▶ Short problem: Copy the data that follows exactly. Include no pictures.

▶ Recorded information:
****************************************
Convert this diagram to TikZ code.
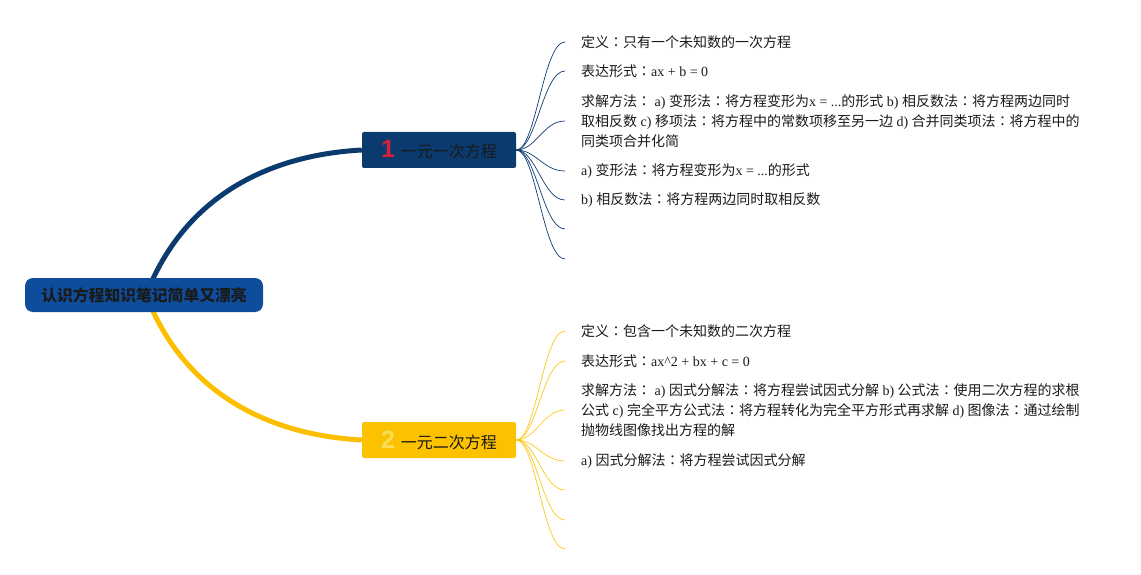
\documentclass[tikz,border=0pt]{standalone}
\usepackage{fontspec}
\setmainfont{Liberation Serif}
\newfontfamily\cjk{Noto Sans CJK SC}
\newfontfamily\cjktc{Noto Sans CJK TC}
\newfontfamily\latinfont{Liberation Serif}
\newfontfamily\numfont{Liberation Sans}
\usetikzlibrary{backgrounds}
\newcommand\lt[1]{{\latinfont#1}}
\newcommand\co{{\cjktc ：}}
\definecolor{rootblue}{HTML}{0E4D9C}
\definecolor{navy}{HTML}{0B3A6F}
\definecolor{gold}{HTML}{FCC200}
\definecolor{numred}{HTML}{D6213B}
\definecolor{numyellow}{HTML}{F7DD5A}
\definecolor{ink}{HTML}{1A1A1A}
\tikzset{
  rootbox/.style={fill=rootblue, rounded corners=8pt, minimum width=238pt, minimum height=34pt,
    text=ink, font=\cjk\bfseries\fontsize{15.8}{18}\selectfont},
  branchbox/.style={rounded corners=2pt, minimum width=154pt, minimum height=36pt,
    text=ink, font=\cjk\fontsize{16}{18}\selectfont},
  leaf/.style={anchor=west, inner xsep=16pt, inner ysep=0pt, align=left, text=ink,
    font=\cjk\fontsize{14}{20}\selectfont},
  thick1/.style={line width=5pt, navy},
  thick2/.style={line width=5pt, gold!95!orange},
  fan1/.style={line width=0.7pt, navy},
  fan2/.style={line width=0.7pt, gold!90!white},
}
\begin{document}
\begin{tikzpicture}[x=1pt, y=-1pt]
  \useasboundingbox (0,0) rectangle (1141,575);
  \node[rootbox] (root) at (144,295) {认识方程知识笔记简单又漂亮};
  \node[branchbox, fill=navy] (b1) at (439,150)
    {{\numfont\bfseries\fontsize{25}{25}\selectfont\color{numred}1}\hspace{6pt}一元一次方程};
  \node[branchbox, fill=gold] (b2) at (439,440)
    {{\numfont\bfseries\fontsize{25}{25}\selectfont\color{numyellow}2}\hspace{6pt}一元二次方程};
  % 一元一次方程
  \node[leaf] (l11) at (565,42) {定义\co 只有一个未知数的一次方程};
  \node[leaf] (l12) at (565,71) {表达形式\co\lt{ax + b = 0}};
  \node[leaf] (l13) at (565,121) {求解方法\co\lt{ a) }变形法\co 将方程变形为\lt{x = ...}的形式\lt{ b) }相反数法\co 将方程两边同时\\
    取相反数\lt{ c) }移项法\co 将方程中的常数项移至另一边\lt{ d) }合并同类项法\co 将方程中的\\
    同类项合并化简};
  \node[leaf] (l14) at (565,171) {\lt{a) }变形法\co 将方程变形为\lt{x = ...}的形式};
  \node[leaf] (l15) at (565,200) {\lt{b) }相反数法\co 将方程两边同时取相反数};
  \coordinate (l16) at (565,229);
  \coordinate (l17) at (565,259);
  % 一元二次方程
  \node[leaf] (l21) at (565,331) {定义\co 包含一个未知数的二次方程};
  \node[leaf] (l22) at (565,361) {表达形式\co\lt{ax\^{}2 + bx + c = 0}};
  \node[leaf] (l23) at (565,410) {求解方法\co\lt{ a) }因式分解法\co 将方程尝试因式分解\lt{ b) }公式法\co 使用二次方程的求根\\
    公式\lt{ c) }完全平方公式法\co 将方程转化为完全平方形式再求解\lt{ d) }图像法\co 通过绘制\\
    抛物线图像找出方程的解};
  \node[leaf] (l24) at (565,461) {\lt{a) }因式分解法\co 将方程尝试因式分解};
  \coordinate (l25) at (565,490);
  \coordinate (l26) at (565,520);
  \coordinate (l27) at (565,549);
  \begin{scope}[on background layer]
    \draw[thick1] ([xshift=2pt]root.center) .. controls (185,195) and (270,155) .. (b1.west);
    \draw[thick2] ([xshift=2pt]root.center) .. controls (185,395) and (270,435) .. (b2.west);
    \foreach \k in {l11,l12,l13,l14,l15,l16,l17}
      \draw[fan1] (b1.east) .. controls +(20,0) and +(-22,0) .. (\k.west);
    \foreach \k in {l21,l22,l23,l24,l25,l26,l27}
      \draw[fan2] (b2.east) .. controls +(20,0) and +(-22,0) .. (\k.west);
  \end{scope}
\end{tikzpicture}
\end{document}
****************************************
▶ Full response:
Convert this diagram to TikZ code.
\documentclass[tikz,border=0pt]{standalone}
\usepackage{fontspec}
\setmainfont{Liberation Serif}
\newfontfamily\cjk{Noto Sans CJK SC}
\newfontfamily\cjktc{Noto Sans CJK TC}
\newfontfamily\latinfont{Liberation Serif}
\newfontfamily\numfont{Liberation Sans}
\usetikzlibrary{backgrounds}
\newcommand\lt[1]{{\latinfont#1}}
\newcommand\co{{\cjktc ：}}
\definecolor{rootblue}{HTML}{0E4D9C}
\definecolor{navy}{HTML}{0B3A6F}
\definecolor{gold}{HTML}{FCC200}
\definecolor{numred}{HTML}{D6213B}
\definecolor{numyellow}{HTML}{F7DD5A}
\definecolor{ink}{HTML}{1A1A1A}
\tikzset{
  rootbox/.style={fill=rootblue, rounded corners=8pt, minimum width=238pt, minimum height=34pt,
    text=ink, font=\cjk\bfseries\fontsize{15.8}{18}\selectfont},
  branchbox/.style={rounded corners=2pt, minimum width=154pt, minimum height=36pt,
    text=ink, font=\cjk\fontsize{16}{18}\selectfont},
  leaf/.style={anchor=west, inner xsep=16pt, inner ysep=0pt, align=left, text=ink,
    font=\cjk\fontsize{14}{20}\selectfont},
  thick1/.style={line width=5pt, navy},
  thick2/.style={line width=5pt, gold!95!orange},
  fan1/.style={line width=0.7pt, navy},
  fan2/.style={line width=0.7pt, gold!90!white},
}
\begin{document}
\begin{tikzpicture}[x=1pt, y=-1pt]
  \useasboundingbox (0,0) rectangle (1141,575);
  \node[rootbox] (root) at (144,295) {认识方程知识笔记简单又漂亮};
  \node[branchbox, fill=navy] (b1) at (439,150)
    {{\numfont\bfseries\fontsize{25}{25}\selectfont\color{numred}1}\hspace{6pt}一元一次方程};
  \node[branchbox, fill=gold] (b2) at (439,440)
    {{\numfont\bfseries\fontsize{25}{25}\selectfont\color{numyellow}2}\hspace{6pt}一元二次方程};
  % 一元一次方程
  \node[leaf] (l11) at (565,42) {定义\co 只有一个未知数的一次方程};
  \node[leaf] (l12) at (565,71) {表达形式\co\lt{ax + b = 0}};
  \node[leaf] (l13) at (565,121) {求解方法\co\lt{ a) }变形法\co 将方程变形为\lt{x = ...}的形式\lt{ b) }相反数法\co 将方程两边同时\\
    取相反数\lt{ c) }移项法\co 将方程中的常数项移至另一边\lt{ d) }合并同类项法\co 将方程中的\\
    同类项合并化简};
  \node[leaf] (l14) at (565,171) {\lt{a) }变形法\co 将方程变形为\lt{x = ...}的形式};
  \node[leaf] (l15) at (565,200) {\lt{b) }相反数法\co 将方程两边同时取相反数};
  \coordinate (l16) at (565,229);
  \coordinate (l17) at (565,259);
  % 一元二次方程
  \node[leaf] (l21) at (565,331) {定义\co 包含一个未知数的二次方程};
  \node[leaf] (l22) at (565,361) {表达形式\co\lt{ax\^{}2 + bx + c = 0}};
  \node[leaf] (l23) at (565,410) {求解方法\co\lt{ a) }因式分解法\co 将方程尝试因式分解\lt{ b) }公式法\co 使用二次方程的求根\\
    公式\lt{ c) }完全平方公式法\co 将方程转化为完全平方形式再求解\lt{ d) }图像法\co 通过绘制\\
    抛物线图像找出方程的解};
  \node[leaf] (l24) at (565,461) {\lt{a) }因式分解法\co 将方程尝试因式分解};
  \coordinate (l25) at (565,490);
  \coordinate (l26) at (565,520);
  \coordinate (l27) at (565,549);
  \begin{scope}[on background layer]
    \draw[thick1] ([xshift=2pt]root.center) .. controls (185,195) and (270,155) .. (b1.west);
    \draw[thick2] ([xshift=2pt]root.center) .. controls (185,395) and (270,435) .. (b2.west);
    \foreach \k in {l11,l12,l13,l14,l15,l16,l17}
      \draw[fan1] (b1.east) .. controls +(20,0) and +(-22,0) .. (\k.west);
    \foreach \k in {l21,l22,l23,l24,l25,l26,l27}
      \draw[fan2] (b2.east) .. controls +(20,0) and +(-22,0) .. (\k.west);
  \end{scope}
\end{tikzpicture}
\end{document}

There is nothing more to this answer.